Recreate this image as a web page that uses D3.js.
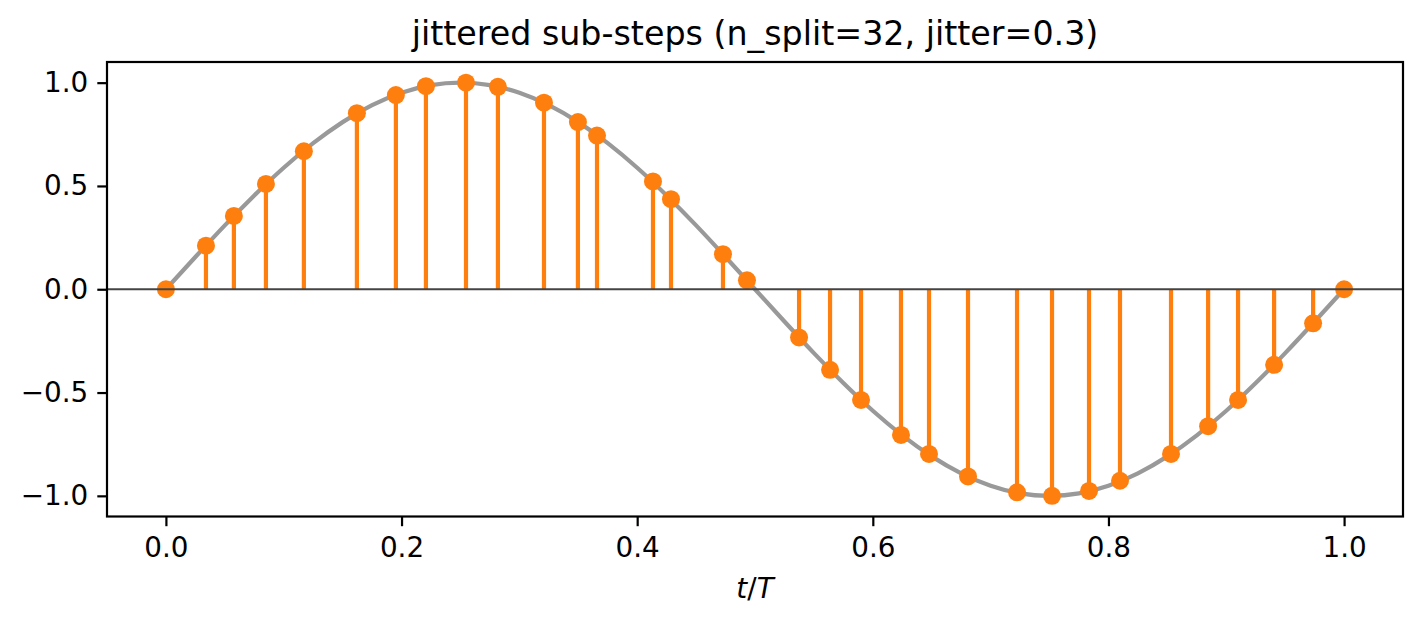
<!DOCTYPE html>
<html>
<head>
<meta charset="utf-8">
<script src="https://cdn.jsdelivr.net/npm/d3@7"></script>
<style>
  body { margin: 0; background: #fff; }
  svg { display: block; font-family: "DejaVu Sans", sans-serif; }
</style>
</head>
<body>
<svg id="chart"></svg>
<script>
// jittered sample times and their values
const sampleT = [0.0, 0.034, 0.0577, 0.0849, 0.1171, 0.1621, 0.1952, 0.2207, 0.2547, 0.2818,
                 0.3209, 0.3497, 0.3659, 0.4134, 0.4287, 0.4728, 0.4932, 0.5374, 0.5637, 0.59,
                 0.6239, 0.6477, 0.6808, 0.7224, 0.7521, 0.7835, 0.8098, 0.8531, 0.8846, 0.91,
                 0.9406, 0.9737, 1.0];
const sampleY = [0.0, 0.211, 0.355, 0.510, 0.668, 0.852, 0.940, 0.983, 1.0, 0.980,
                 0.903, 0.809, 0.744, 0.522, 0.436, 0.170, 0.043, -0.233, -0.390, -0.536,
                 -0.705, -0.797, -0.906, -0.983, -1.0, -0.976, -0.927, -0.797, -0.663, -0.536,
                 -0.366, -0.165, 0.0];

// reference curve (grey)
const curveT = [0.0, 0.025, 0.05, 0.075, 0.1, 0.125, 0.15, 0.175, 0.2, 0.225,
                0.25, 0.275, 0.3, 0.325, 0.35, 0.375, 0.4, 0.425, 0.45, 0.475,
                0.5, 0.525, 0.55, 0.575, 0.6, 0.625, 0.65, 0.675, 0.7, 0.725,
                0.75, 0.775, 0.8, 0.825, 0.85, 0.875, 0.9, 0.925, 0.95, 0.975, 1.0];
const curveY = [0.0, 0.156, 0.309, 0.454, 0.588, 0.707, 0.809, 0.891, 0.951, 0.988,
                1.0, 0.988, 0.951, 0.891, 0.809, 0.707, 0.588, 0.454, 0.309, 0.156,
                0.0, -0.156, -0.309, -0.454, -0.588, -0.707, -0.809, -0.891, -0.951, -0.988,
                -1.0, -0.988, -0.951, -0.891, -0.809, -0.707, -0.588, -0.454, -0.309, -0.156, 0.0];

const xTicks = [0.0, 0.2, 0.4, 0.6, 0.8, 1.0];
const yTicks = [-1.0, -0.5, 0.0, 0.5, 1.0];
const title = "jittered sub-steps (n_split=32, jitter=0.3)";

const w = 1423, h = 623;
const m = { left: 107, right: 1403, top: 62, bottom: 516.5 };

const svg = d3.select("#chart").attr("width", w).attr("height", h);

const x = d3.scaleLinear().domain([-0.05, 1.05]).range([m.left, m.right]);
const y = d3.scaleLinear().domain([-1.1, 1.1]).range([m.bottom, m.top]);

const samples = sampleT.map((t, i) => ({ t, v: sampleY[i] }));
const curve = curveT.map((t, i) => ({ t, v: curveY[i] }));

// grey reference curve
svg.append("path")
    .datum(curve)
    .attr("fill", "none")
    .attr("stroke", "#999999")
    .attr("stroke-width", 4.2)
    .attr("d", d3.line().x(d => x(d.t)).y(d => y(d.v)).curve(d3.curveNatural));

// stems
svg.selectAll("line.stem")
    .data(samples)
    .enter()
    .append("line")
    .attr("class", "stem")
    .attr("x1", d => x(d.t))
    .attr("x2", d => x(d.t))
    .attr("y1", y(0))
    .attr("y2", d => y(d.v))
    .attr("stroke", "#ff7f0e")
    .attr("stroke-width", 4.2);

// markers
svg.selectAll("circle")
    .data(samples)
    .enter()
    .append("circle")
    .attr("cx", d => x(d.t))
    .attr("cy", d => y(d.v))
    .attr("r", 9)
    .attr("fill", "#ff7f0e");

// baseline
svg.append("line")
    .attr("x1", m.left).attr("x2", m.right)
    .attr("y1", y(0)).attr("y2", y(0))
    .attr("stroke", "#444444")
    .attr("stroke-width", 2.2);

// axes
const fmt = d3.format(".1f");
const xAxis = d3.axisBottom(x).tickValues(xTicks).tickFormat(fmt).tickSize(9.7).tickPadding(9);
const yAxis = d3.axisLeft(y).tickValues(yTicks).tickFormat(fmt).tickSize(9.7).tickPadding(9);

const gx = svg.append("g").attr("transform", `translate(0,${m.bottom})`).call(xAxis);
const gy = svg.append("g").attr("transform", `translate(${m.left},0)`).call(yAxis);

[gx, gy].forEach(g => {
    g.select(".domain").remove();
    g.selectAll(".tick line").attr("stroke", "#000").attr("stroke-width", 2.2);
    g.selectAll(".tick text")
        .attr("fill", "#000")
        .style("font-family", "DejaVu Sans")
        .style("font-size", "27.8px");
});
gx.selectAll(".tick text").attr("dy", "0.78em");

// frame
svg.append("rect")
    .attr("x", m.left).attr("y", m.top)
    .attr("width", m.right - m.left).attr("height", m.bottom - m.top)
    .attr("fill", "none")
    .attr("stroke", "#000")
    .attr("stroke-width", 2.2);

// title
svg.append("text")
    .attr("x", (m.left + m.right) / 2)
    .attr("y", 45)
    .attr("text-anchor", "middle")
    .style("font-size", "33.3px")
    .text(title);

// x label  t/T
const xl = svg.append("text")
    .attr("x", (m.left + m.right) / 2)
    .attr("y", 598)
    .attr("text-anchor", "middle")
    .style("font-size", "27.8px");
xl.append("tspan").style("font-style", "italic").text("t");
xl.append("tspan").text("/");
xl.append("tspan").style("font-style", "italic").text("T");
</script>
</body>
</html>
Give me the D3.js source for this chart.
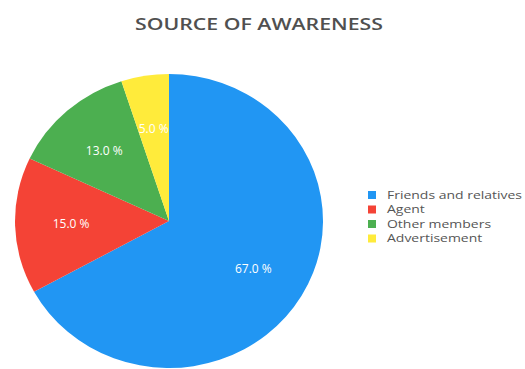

****

→ **YOUR TASK**
Make an exact copy of the listing above. Do not include the pictures.

→ **THE SOLUTION**
Recreate this image as a web page that uses D3.js.
<!DOCTYPE html>
<html>
<head>
<meta charset="utf-8">
<script src="https://cdn.jsdelivr.net/npm/d3@7"></script>
<style>
  body { margin: 0; background: #fff; }
  svg { display: block; font-family: "DejaVu Sans", sans-serif; }
</style>
</head>
<body>
<svg id="chart"></svg>
<script>
// jittered sample times and their values
const sampleT = [0.0, 0.034, 0.0577, 0.0849, 0.1171, 0.1621, 0.1952, 0.2207, 0.2547, 0.2818,
                 0.3209, 0.3497, 0.3659, 0.4134, 0.4287, 0.4728, 0.4932, 0.5374, 0.5637, 0.59,
                 0.6239, 0.6477, 0.6808, 0.7224, 0.7521, 0.7835, 0.8098, 0.8531, 0.8846, 0.91,
                 0.9406, 0.9737, 1.0];
const sampleY = [0.0, 0.211, 0.355, 0.510, 0.668, 0.852, 0.940, 0.983, 1.0, 0.980,
                 0.903, 0.809, 0.744, 0.522, 0.436, 0.170, 0.043, -0.233, -0.390, -0.536,
                 -0.705, -0.797, -0.906, -0.983, -1.0, -0.976, -0.927, -0.797, -0.663, -0.536,
                 -0.366, -0.165, 0.0];

// reference curve (grey)
const curveT = [0.0, 0.025, 0.05, 0.075, 0.1, 0.125, 0.15, 0.175, 0.2, 0.225,
                0.25, 0.275, 0.3, 0.325, 0.35, 0.375, 0.4, 0.425, 0.45, 0.475,
                0.5, 0.525, 0.55, 0.575, 0.6, 0.625, 0.65, 0.675, 0.7, 0.725,
                0.75, 0.775, 0.8, 0.825, 0.85, 0.875, 0.9, 0.925, 0.95, 0.975, 1.0];
const curveY = [0.0, 0.156, 0.309, 0.454, 0.588, 0.707, 0.809, 0.891, 0.951, 0.988,
                1.0, 0.988, 0.951, 0.891, 0.809, 0.707, 0.588, 0.454, 0.309, 0.156,
                0.0, -0.156, -0.309, -0.454, -0.588, -0.707, -0.809, -0.891, -0.951, -0.988,
                -1.0, -0.988, -0.951, -0.891, -0.809, -0.707, -0.588, -0.454, -0.309, -0.156, 0.0];

const xTicks = [0.0, 0.2, 0.4, 0.6, 0.8, 1.0];
const yTicks = [-1.0, -0.5, 0.0, 0.5, 1.0];
const title = "jittered sub-steps (n_split=32, jitter=0.3)";

const w = 1423, h = 623;
const m = { left: 107, right: 1403, top: 62, bottom: 516.5 };

const svg = d3.select("#chart").attr("width", w).attr("height", h);

const x = d3.scaleLinear().domain([-0.05, 1.05]).range([m.left, m.right]);
const y = d3.scaleLinear().domain([-1.1, 1.1]).range([m.bottom, m.top]);

const samples = sampleT.map((t, i) => ({ t, v: sampleY[i] }));
const curve = curveT.map((t, i) => ({ t, v: curveY[i] }));

// grey reference curve
svg.append("path")
    .datum(curve)
    .attr("fill", "none")
    .attr("stroke", "#999999")
    .attr("stroke-width", 4.2)
    .attr("d", d3.line().x(d => x(d.t)).y(d => y(d.v)).curve(d3.curveNatural));

// stems
svg.selectAll("line.stem")
    .data(samples)
    .enter()
    .append("line")
    .attr("class", "stem")
    .attr("x1", d => x(d.t))
    .attr("x2", d => x(d.t))
    .attr("y1", y(0))
    .attr("y2", d => y(d.v))
    .attr("stroke", "#ff7f0e")
    .attr("stroke-width", 4.2);

// markers
svg.selectAll("circle")
    .data(samples)
    .enter()
    .append("circle")
    .attr("cx", d => x(d.t))
    .attr("cy", d => y(d.v))
    .attr("r", 9)
    .attr("fill", "#ff7f0e");

// baseline
svg.append("line")
    .attr("x1", m.left).attr("x2", m.right)
    .attr("y1", y(0)).attr("y2", y(0))
    .attr("stroke", "#444444")
    .attr("stroke-width", 2.2);

// axes
const fmt = d3.format(".1f");
const xAxis = d3.axisBottom(x).tickValues(xTicks).tickFormat(fmt).tickSize(9.7).tickPadding(9);
const yAxis = d3.axisLeft(y).tickValues(yTicks).tickFormat(fmt).tickSize(9.7).tickPadding(9);

const gx = svg.append("g").attr("transform", `translate(0,${m.bottom})`).call(xAxis);
const gy = svg.append("g").attr("transform", `translate(${m.left},0)`).call(yAxis);

[gx, gy].forEach(g => {
    g.select(".domain").remove();
    g.selectAll(".tick line").attr("stroke", "#000").attr("stroke-width", 2.2);
    g.selectAll(".tick text")
        .attr("fill", "#000")
        .style("font-family", "DejaVu Sans")
        .style("font-size", "27.8px");
});
gx.selectAll(".tick text").attr("dy", "0.78em");

// frame
svg.append("rect")
    .attr("x", m.left).attr("y", m.top)
    .attr("width", m.right - m.left).attr("height", m.bottom - m.top)
    .attr("fill", "none")
    .attr("stroke", "#000")
    .attr("stroke-width", 2.2);

// title
svg.append("text")
    .attr("x", (m.left + m.right) / 2)
    .attr("y", 45)
    .attr("text-anchor", "middle")
    .style("font-size", "33.3px")
    .text(title);

// x label  t/T
const xl = svg.append("text")
    .attr("x", (m.left + m.right) / 2)
    .attr("y", 598)
    .attr("text-anchor", "middle")
    .style("font-size", "27.8px");
xl.append("tspan").style("font-style", "italic").text("t");
xl.append("tspan").text("/");
xl.append("tspan").style("font-style", "italic").text("T");
</script>
</body>
</html>
Give me the D3.js source for this chart.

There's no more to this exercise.